I built a tax-aware long/short simulator/dashboard
A simulator anyone can use to kick the tires on tax-aware long/short... with caution
The promise of tax-aware long/short strategies like the 130/30, 200/100, and more, is pretax alpha plus a boatload of capital losses.
Here’s a 2-sentence, 2-image overview if you need to get up to speed on the hottest thing happening in taxable wealth (est. $55bn - $65bn AUM).
The losses are useful for offsetting realized gains in the immediate portfolio.

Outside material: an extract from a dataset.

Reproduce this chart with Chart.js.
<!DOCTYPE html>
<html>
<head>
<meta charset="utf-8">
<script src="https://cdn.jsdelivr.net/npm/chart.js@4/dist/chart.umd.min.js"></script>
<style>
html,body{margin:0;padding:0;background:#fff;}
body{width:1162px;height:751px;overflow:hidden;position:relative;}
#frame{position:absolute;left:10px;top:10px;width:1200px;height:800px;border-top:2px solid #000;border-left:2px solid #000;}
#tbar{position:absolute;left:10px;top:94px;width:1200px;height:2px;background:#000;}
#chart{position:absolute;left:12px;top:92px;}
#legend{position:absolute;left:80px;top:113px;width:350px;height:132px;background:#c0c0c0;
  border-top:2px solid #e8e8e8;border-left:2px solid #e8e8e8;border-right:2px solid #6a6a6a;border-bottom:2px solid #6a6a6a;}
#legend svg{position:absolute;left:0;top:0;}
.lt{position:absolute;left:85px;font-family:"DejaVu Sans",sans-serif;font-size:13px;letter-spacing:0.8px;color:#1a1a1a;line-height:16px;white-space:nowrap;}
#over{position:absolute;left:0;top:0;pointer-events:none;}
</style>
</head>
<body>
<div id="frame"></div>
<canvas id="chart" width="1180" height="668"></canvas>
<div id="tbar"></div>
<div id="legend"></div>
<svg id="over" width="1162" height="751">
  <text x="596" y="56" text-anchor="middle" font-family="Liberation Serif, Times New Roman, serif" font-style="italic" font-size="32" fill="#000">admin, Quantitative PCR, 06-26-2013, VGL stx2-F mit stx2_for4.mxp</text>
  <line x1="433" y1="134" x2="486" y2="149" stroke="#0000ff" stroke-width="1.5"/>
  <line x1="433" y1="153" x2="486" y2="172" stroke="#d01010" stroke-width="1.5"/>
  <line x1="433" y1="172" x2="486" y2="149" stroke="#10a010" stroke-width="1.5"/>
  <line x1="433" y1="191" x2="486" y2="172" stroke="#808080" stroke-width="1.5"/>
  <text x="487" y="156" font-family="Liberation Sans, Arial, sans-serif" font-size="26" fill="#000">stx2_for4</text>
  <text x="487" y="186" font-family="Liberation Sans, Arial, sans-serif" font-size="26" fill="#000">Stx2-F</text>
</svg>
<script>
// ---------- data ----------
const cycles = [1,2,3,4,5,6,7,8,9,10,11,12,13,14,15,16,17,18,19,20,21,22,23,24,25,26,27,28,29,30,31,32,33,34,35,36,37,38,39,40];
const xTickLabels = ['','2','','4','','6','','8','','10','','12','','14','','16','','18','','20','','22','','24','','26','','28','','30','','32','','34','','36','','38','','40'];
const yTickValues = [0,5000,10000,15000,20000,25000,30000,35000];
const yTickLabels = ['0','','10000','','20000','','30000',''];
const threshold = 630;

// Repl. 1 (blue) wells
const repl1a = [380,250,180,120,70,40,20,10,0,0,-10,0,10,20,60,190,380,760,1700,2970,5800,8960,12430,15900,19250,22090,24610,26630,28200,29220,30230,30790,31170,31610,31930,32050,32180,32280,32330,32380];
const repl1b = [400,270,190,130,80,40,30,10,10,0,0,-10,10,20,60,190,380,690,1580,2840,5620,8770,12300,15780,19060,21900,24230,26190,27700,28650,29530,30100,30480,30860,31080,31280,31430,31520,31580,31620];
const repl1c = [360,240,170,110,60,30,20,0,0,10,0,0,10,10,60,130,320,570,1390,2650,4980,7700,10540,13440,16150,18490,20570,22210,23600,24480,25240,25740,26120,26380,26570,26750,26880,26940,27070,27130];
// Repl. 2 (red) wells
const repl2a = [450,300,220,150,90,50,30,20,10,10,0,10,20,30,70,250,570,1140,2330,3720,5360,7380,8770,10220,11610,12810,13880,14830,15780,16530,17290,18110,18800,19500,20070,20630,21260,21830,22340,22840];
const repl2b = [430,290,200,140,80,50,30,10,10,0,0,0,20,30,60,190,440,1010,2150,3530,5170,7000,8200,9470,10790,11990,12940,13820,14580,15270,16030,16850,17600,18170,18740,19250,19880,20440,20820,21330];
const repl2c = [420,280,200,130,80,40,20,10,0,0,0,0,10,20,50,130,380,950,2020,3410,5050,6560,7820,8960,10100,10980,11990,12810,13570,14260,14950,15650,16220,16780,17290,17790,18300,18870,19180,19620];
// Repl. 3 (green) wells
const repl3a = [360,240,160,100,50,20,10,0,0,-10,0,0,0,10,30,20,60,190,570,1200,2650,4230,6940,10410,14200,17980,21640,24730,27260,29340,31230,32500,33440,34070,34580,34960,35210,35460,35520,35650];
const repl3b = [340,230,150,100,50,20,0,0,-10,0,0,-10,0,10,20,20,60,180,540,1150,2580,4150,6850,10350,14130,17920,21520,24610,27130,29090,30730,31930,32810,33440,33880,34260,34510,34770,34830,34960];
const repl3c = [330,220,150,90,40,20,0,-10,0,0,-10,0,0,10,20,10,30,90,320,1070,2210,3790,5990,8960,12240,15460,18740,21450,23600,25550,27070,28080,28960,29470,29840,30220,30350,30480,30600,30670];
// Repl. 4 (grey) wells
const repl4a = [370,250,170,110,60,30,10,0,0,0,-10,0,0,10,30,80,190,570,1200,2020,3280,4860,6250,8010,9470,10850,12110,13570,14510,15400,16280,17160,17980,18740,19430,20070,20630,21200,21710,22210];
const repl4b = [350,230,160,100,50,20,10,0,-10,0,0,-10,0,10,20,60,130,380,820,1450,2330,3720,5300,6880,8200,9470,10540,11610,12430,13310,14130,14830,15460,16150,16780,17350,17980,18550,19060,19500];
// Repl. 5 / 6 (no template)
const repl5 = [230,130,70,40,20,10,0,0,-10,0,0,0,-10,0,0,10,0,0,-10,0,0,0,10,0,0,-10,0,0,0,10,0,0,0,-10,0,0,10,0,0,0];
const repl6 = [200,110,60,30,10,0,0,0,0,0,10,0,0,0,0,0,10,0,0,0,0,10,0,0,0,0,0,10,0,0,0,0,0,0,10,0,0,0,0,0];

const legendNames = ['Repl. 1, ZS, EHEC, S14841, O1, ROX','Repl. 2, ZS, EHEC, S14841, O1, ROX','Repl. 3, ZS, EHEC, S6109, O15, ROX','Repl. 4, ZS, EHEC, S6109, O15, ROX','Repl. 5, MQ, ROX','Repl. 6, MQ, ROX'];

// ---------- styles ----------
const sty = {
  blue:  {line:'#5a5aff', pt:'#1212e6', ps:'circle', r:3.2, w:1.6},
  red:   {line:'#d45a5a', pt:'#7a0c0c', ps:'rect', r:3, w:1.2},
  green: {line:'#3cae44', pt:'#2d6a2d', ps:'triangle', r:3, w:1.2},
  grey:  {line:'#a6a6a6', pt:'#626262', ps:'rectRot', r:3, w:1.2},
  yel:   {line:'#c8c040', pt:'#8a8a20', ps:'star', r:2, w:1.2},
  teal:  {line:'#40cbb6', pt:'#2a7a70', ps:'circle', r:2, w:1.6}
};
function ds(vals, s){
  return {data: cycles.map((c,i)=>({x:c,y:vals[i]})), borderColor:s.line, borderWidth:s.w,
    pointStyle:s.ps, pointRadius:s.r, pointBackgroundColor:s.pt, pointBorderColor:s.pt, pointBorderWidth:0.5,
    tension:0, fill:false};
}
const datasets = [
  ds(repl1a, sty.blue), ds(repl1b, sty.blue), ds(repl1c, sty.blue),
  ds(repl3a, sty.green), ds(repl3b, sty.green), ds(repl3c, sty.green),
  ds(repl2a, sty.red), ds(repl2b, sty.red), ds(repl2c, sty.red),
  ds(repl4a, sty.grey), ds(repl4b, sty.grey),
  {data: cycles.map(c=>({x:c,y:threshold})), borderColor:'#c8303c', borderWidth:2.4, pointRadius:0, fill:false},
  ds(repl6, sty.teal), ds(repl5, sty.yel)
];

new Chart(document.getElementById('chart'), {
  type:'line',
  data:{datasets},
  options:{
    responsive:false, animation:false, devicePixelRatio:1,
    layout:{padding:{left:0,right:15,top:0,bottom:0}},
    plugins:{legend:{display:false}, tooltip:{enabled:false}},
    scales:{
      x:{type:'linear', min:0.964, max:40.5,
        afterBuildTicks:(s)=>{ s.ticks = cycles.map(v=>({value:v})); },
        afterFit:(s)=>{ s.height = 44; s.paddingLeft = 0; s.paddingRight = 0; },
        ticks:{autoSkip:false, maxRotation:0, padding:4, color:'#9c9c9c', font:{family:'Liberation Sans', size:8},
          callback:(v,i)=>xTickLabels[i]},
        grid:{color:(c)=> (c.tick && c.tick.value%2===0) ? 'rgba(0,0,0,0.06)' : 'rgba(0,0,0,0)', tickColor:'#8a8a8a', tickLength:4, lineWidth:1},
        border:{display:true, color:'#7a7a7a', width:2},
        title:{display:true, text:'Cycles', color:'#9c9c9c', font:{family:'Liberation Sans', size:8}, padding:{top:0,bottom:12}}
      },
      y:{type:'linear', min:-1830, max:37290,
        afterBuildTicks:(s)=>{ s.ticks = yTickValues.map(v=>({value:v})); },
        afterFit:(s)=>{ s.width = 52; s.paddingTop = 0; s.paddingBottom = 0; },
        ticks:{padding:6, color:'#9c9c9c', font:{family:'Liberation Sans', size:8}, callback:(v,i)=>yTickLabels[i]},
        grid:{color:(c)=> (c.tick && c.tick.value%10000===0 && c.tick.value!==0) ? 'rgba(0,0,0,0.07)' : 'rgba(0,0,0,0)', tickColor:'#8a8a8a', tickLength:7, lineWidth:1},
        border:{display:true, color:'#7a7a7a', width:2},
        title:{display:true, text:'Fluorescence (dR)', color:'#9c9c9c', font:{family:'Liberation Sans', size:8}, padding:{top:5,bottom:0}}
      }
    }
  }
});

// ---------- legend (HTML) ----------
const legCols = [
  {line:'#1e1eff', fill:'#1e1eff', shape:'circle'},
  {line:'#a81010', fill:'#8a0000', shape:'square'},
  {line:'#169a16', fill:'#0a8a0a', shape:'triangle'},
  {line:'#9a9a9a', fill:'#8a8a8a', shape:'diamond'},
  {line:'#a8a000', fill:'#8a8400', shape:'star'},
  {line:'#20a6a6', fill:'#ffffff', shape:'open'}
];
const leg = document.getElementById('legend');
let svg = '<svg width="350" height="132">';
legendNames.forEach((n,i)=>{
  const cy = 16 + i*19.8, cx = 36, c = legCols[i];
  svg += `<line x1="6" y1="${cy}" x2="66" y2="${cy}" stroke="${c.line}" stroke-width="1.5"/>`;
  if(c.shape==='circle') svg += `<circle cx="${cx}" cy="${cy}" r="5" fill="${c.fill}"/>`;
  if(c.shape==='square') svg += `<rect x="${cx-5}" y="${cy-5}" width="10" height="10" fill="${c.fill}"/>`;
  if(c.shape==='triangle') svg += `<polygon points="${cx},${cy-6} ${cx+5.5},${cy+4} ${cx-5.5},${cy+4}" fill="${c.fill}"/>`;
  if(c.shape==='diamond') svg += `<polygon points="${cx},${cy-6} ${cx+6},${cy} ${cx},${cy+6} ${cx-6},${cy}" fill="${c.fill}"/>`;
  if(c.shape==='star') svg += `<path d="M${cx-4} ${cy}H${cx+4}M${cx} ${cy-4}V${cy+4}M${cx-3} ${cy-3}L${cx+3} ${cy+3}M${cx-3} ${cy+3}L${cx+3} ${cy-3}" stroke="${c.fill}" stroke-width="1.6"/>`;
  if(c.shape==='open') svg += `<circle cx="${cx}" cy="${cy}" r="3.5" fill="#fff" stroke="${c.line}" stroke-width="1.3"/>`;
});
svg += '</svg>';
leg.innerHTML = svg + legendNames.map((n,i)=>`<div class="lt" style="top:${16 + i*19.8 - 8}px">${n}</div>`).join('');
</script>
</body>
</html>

They can also reduce tax friction anywhere in the household portfolio (and for future generations), making this strategy a powerful planning tool.
There are costs (namely, fees and financing), and risks (including 1. product/manager risk, 2. external/systemic risk, and 3. operator/planner risk), but before all of that, I just want to understand the mechanics of the strategy.
So, I built a control panel on top of a simple simulator, so folks can grok what’s going on.
Please read the assumptions and understand the shortcomings of simple models like geometric Brownian motion (e.g., constant drift and constant volatility are unrealistic, etc.). This is an educational tool that should be part of a more comprehensive diligence program. It is very much in the prototype/proof of concept stage.
I considered creating an operating manual, but figured everyone would simply prefer to play with the tool, so here it is.
Let me know what you think, what I need to fix, and what would make it more useful.
The control panel above was inspired by my dad’s work as an Electronics Technician (Nuclear) on US Navy submarines in the 1980s, and my later work as a software observability engineer.
If you don’t know about the Naval Nuclear Propulsion Program, here are some fast facts:
Since the 1950s, the US Navy has operated a fleet of submarines powered by small nuclear reactors.
Cores can last 25+ years without refueling (food and human endurance are the limiting factors).
In ~70 years and over 7,000 reactor-years of operation, the Navy has never had a single nuclear reactor accident.
The architect of the program was Admiral Hyman Rickover, a hero. Full stop. This country is safer because of his 60+ years of service.
My dad served aboard USS Omaha (SSN-692) and USS Birmingham (SSN-695), both Los Angeles-class “688 boats.”
The fun part of his job was operations and maintenance of the reactor. The “invisible dance” explanatory scene from the 2019 TV series Chernobyl accurately captures his job of maintaining balance in the reactor, and he’ll explain, over a beer, to anyone within earshot, how the Soviet RBMK reactor failed and why the US reactors have no such flaws.